When you are writing custom piece of software for particular customer, the strategy is simple – do your best to satisfy the customer as much as possible with the minimal development efforts/investments. In order to achieve that you need to design architecture in that way to predict as much number of future changes as possible, make your product easy to change and move sequentially forward in the future. That’s why you split your architecture into layers, you create abstract interfaces, you apply concrete implementations, and finally you make your architecture pluggable and easy to extend.  You rely on 3rd party libraries, you try  to re-use previous experience and code snippets/libraries. Of course you are facing a lot of other development challenges here, as everyone does in software world today, but the key question is how to save efforts on product development. Do more with the help of less.

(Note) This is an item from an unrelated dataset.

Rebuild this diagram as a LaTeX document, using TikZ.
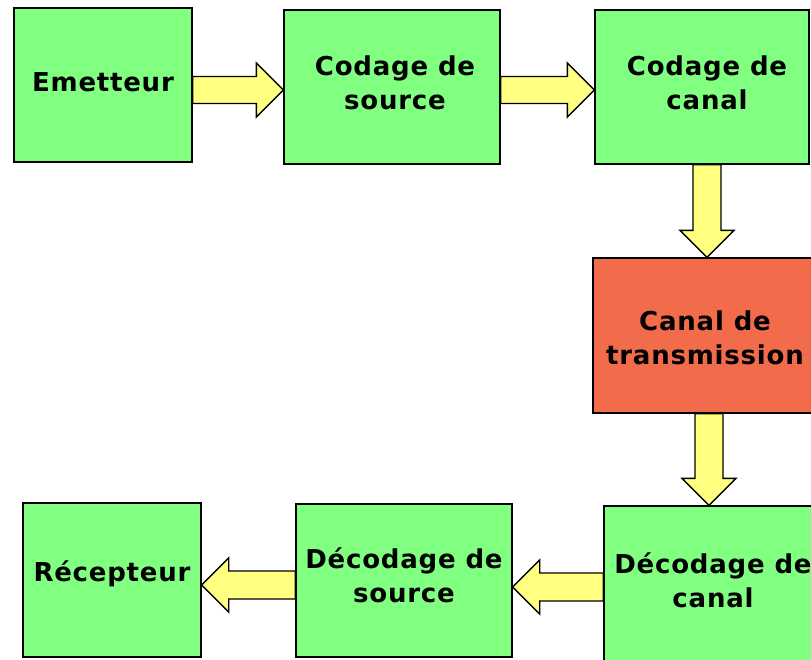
\documentclass[tikz,border=0pt]{standalone}
\usepackage{fontspec}
\newfontfamily\boxfont[LetterSpace=3]{DejaVu Sans}
\usetikzlibrary{calc}
\definecolor{boxgreen}{HTML}{80FF80}
\definecolor{boxred}{HTML}{F26B4B}
\definecolor{arrowyellow}{HTML}{FFFF80}
\tikzset{
  block/.style={draw=black, line width=1.3pt, fill=boxgreen, rectangle, inner sep=0pt},
  blocktext/.style={align=center, inner sep=0pt, font=\boxfont\bfseries\fontsize{26}{34}\selectfont},
  barrow/.style={draw=black, line width=1.3pt, fill=arrowyellow, line join=miter}
}
\begin{document}
\begin{tikzpicture}[x=1pt,y=1pt]
\clip (0,0) rectangle (811,-659);
\fill[white] (0,0) rectangle (811,-659);

\node[block, minimum width=178, minimum height=154] (em) at (103,-85) {};
\node[block, minimum width=216, minimum height=154] (cs) at (392,-87) {};
\node[block, minimum width=214, minimum height=154] (cc) at (702,-87) {};
\node[block, fill=boxred, minimum width=224, minimum height=155] (ct) at (705,-335.5) {};
\node[block, minimum width=218, minimum height=156] (dc) at (713,-584) {};
\node[block, minimum width=216, minimum height=153] (ds) at (404,-580.5) {};
\node[block, minimum width=178, minimum height=154] (re) at (112,-580) {};

\node[blocktext] (emt) at ($(em.center)+(0,3)$) {Emetteur};
\node[blocktext] (cst) at ($(cs.center)+(3,4)$) {Codage de\\source};
\node[blocktext] (cct) at ($(cc.center)+(5,4)$) {Codage de\\canal};
\node[blocktext] (ctt) at ($(ct.center)+(0,-2)$) {Canal de\\transmission};
\node[blocktext] (dct) at ($(dc.center)+(0,4)$) {Décodage de\\canal};
\node[blocktext] (dst) at ($(ds.center)+(0,5)$) {Décodage de\\source};
\node[blocktext] (ret) at ($(re.center)+(0,6)$) {Récepteur};

% right arrows
\foreach \a/\b/\y in {em/cs/-90, cs/cc/-90}{
  \draw[barrow]
    ($(\a.east |- 0,\y)+(0,13.5)$) --
    ($(\b.west |- 0,\y)+(-27,13.5)$) --
    ($(\b.west |- 0,\y)+(-27,27)$) --
    (\b.west |- 0,\y) --
    ($(\b.west |- 0,\y)+(-27,-27)$) --
    ($(\b.west |- 0,\y)+(-27,-13.5)$) --
    ($(\a.east |- 0,\y)+(0,-13.5)$) -- cycle;
}
% down arrows
\foreach \a/\b/\x in {cc/ct/707, ct/dc/709}{
  \draw[barrow]
    ($(\x,0 |- \a.south)+(-14,0)$) --
    ($(\x,0 |- \b.north)+(-14,27)$) --
    ($(\x,0 |- \b.north)+(-27,27)$) --
    (\x,0 |- \b.north) --
    ($(\x,0 |- \b.north)+(27,27)$) --
    ($(\x,0 |- \b.north)+(14,27)$) --
    ($(\x,0 |- \a.south)+(14,0)$) -- cycle;
}
% left arrows
\foreach \a/\b/\y in {dc/ds/-587, ds/re/-585}{
  \draw[barrow]
    ($(\a.west |- 0,\y)+(0,14)$) --
    ($(\b.east |- 0,\y)+(27,14)$) --
    ($(\b.east |- 0,\y)+(27,27)$) --
    (\b.east |- 0,\y) --
    ($(\b.east |- 0,\y)+(27,-27)$) --
    ($(\b.east |- 0,\y)+(27,-14)$) --
    ($(\a.west |- 0,\y)+(0,-14)$) -- cycle;
}
\end{tikzpicture}
\end{document}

This question leads us to that idea that almost every company that has specialty, tries to build a platform instead of developing an ad-hoc solution each time from scratch. They develop platform that is easy to customize for particular customer. If the job is done properly (by perfect beings in perfect world:), number of your customers will not depend on number of development investments. Profitable model.Write once, sale many times.
That reminds me one of easy to scale patterns – write once, read many times(read optimized scenario requires you to optimize data at write time)
In this case the challenge is to split you product architecture into bricks. Easy to replace, easy to rebuild, easy to append. Another challenge is how to build ideal platform, the framework that can be easily customized for any customer…and keep it simple. Both, on UI and code level. That’s true art, to build the system that’s complex in a whole, at the same time consisting of simple disjoint blocks.

So, we examined companies that sell products and platforms. But there are companies that don’t sell products and nevertheless stay alive in software business. They do have own products, but they sell advertising. Google is the best example. This is indirect model. The profitability lies in a number of users using a product. Nobody will use Google AdWords if few clients use Google Search.So, to stay alive in this business you need to keep existing customers and constantly gain ground using new ones. Like a shark, keep moving or you will die. Other competitors will intercept your users.

In order to serve such incredible number of users you need to scale your product easily. You need to do less job with a less number of machines in a cluster. Electricity bills matter here. Performance, fail-over, load balancing, capacity reserve. All these items are answers to one simple question stated by the business model – how to handle large number of users/content transparently and efficiently without expensive hardware infrastructure at the same time saving development efforts.

The main idea is that everything has its origin, like anything in a universe. Everything starts from something and leads to something. There is a reason for everything around us. And each day, on each page of code you can make your influence on the company in whole.